Here are the answers submitted thus far from middle school teachers.

Learning from Historical Document Units

Marylou Sytsma (7th-8th grade, Manhattan Christian) writes: “I really enjoy using the primary source documents that are available through the curriculum. The earthquake letter from Helena really gives the students a chance to step back into the past and read about an event from one person's point of view. It helps them to experience history first hand rather than just read it in third person from a textbook. We have great discussions when we talk about the letter and how things have changed now.” Note: We’ve digitized primary sources for almost every chapter of the Montana: Stories of the Land textbook. See the main page for each chapter on the Montana: Stories of the Land website for links.

Examining Artifacts 

Kim Konen, 7th grade Montana History teacher in Whitehall, brings in tools to supplement her class’s study of the Montana: Stories of the Land chapter on “Livestock and the Open Range." “My family lives on a ranch near Dillon, Montana.  I was able to get some old brands, dockers, sheep shears, and other old tools that were used by my grandparents and have been in my family to share with my class.  It was fun to explain how the various tools were used and to be able to explain how technology has become an important part in ranching and farming today.  How things have changed and made raising livestock and crops easier to produce!”

Mapping Montana, A-Z

“I do the map activity to begin the year because then they delve into the state of Montana map and look at it closely.  Love the hands on!”

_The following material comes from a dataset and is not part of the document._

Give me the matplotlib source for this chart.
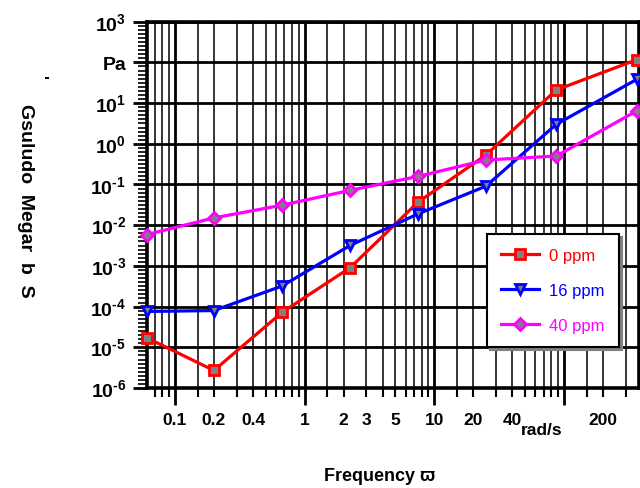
import numpy as np
import matplotlib
matplotlib.use("Agg")
import matplotlib.pyplot as plt

plt.rcParams['font.family'] = ['Liberation Sans', 'DejaVu Sans']
plt.rcParams['font.weight'] = 'bold'
plt.rcParams['mathtext.fontset'] = 'custom'
plt.rcParams['mathtext.rm'] = 'Liberation Sans:bold'
plt.rcParams['mathtext.bf'] = 'Liberation Sans:bold'

# frequency (rad/s) and storage modulus G' (Pa)
freq = [0.061, 0.2, 0.67, 2.25, 7.5, 25, 87, 362]
g_0ppm = [1.7e-5, 2.7e-6, 7.2e-5, 9.1e-4, 0.037, 0.53, 21, 116]
g_16ppm = [7.6e-5, 8.0e-5, 3.2e-4, 3.2e-3, 0.019, 0.091, 3.0, 38]
g_40ppm = [5.9e-3, 0.0151, 0.031, 0.072, 0.158, 0.40, 0.50, 6.4]

series_names = ['0 ppm', '16 ppm', '40 ppm']
series_colors = ['#ff0000', '#0000ff', '#ff00ff']
series_markers = ['s', 'v', 'D']

x_major = [0.1, 1, 10, 100]
x_major_labels = ['0.1', '1', '10', '']
x_minor_labels = {0.2: '0.2', 0.4: '0.4', 2: '2', 3: '3', 5: '5',
                  20: '20', 40: '40', 200: '200'}
y_exps = [-6, -5, -4, -3, -2, -1, 0, 1, 2, 3]

fig = plt.figure(figsize=(6.4, 4.89), dpi=100)
ax = fig.add_axes([0.2297, 0.2045, 0.7687, 0.7491])
ax.set_xscale('log')
ax.set_yscale('log')
ax.set_xlim(0.061, 378)
ax.set_ylim(1e-6, 1e3)

for ys, name, col, mk in zip([g_0ppm, g_16ppm, g_40ppm], series_names,
                             series_colors, series_markers):
    ms = 6 if mk == 'D' else 7.5
    ax.plot(freq, ys, color=col, lw=2.3, marker=mk, ms=ms,
            markerfacecolor='#808080', markeredgecolor=col, mew=2,
            label=name, clip_on=False, zorder=3)

# x ticks: decades long, sub-ticks short, labels only at some
subs = [1.5, 2, 3, 4, 5, 6, 7, 8, 9]
x_minor = []
for d in [0.01, 0.1, 1, 10, 100]:
    for s in subs:
        v = d * s
        if 0.061 < v < 378:
            x_minor.append(v)
minor_lbls = []
for v in x_minor:
    lab = ''
    for k, t in x_minor_labels.items():
        if np.isclose(v, k):
            lab = t
    minor_lbls.append(lab)
ax.set_xticks(x_major, x_major_labels)
ax.set_xticks(x_minor, minor_lbls, minor=True)

y_labels = []
for e in y_exps:
    if e == 2:
        y_labels.append('Pa')
    else:
        y_labels.append(r'$10^{%s}$' % str(e).replace('-', '\u2010'))
ax.set_yticks([10.0 ** e for e in y_exps], y_labels)
y_minor = [10.0 ** (k + j / 10) for k in range(-6, 3) for j in range(1, 10)]
ax.set_yticks(y_minor, minor=True)
ax.set_yticklabels([], minor=True)

ax.tick_params(axis='x', which='major', length=12, width=2, pad=5,
               labelsize=12.5)
ax.tick_params(axis='x', which='minor', length=6.5, width=1.5, pad=10.5,
               labelsize=12.5)
ax.tick_params(axis='y', which='major', length=10, width=2, pad=5,
               labelsize=14)
ax.tick_params(axis='y', which='minor', length=6.5, width=1.2)

ax.set_axisbelow(True)
ax.grid(True, which='major', axis='both', color='black', lw=2)
ax.grid(True, which='minor', axis='x', color='black', lw=1.1)
for sp in ax.spines.values():
    sp.set_linewidth(2.6)

leg = ax.legend(loc='upper left', bbox_to_anchor=(0.691, 0.42),
                borderaxespad=0, labelcolor='linecolor', fancybox=False,
                prop={'size': 12, 'weight': 'normal'},
                framealpha=1, edgecolor='black', handlelength=2.3,
                handletextpad=0.6, labelspacing=1.2, borderpad=0.85,
                shadow={'color': '0.5', 'alpha': 1})
leg.get_frame().set_linewidth(1.5)

# axis texts
fig.text(542 / 640, 1 - 431 / 489, 'rad/s', ha='center', va='center',
         fontsize=12.5)
fig.text(380 / 640, 1 - 477 / 489, 'Frequency \u03d6', ha='center',
         va='center', fontsize=13)
fig.text(25 / 640, 1 - 201 / 489, 'Gsuludo  Megar  b  S', rotation=270,
         ha='center', va='center', fontsize=14)
fig.text(39 / 640, 1 - 78 / 489, "'", rotation=270, ha='center',
         va='center', fontsize=12)

fig.savefig('out.png', dpi=100)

Building a Gold Rush Town 

Wendy DosSantos, Trout Creek School, writes: “The lesson I would repeat again would be for the creation of our gold town model (used along with Chapter 6 in Montana: Stories of the Land). The kids make a mining town/camp loosely based off Bannack (They are free to name their own town.) They make buildings from popsicle sticks and place them on a big, painted piece of plywood.  They use spray insulating foam to create terrain.  Through the lesson we talk about what types of buildings were likely to be in a mining camp, etc.  They all are proud of their efforts, and the whole school enjoys the final product which is now displayed in the library.  For the little kids [who attend the same school] I display library books with a western theme or setting with the display.”

Unit on Place 

“I taught a unit on sense of 'Place.' The unit included a historical and contemporary look at the Salish and the importance of the Bitterroot Valley.” Although the teacher didn’t mention it, she might have used “Building World Views Using Traditional Cultures and Google Earth.”


Teri Ogle of White Sulphur Springs takes here 7th graders on a “three-day field trip throughout Montana - with overnight stays at participating schools.”

Immigration Maps 

“We are making maps showing immigrant homesteaders that settled in Stillwater County.   An extension of this activity if we have time, will show an overlay off previous Crow lands to see how lands were assimiliated by different cultures.”

Montana Tribes Digital Archives online 

No quotes from the teacher—just great recommendations.

Montana: Stories of the Land Companion Website

All of the resources that come with our Montana: Stories of the Land textbook.
No quotes from the teacher—but you can bet I was happy to see this recommendation.

Socratic Circle 

Favorite Activity: “Socratic seminar with 8th graders after examining the history of Federal policy and Indian Relations.” Inside Anna’s Classroom Study Guide describes how to use Socratic Circles on page 7. (I’m sure other places do too—this is just the one I know.)

Connecting Fiction and Non-fiction

“Working with the students with their reading of fiction [Jason’s Gold, about the Klondike Gold Rush] and correlating with a non-fiction piece and primary sources available to us online.”

Montana History Report/PowerPoint

Cindy Glavins of Big Timber wrote: “My 7th Graders do a Montana History report and Power Point in computer lab.  We cover the topics of:  Ranching, Mining, All 12 tribes, Local history, Famous people, etc.”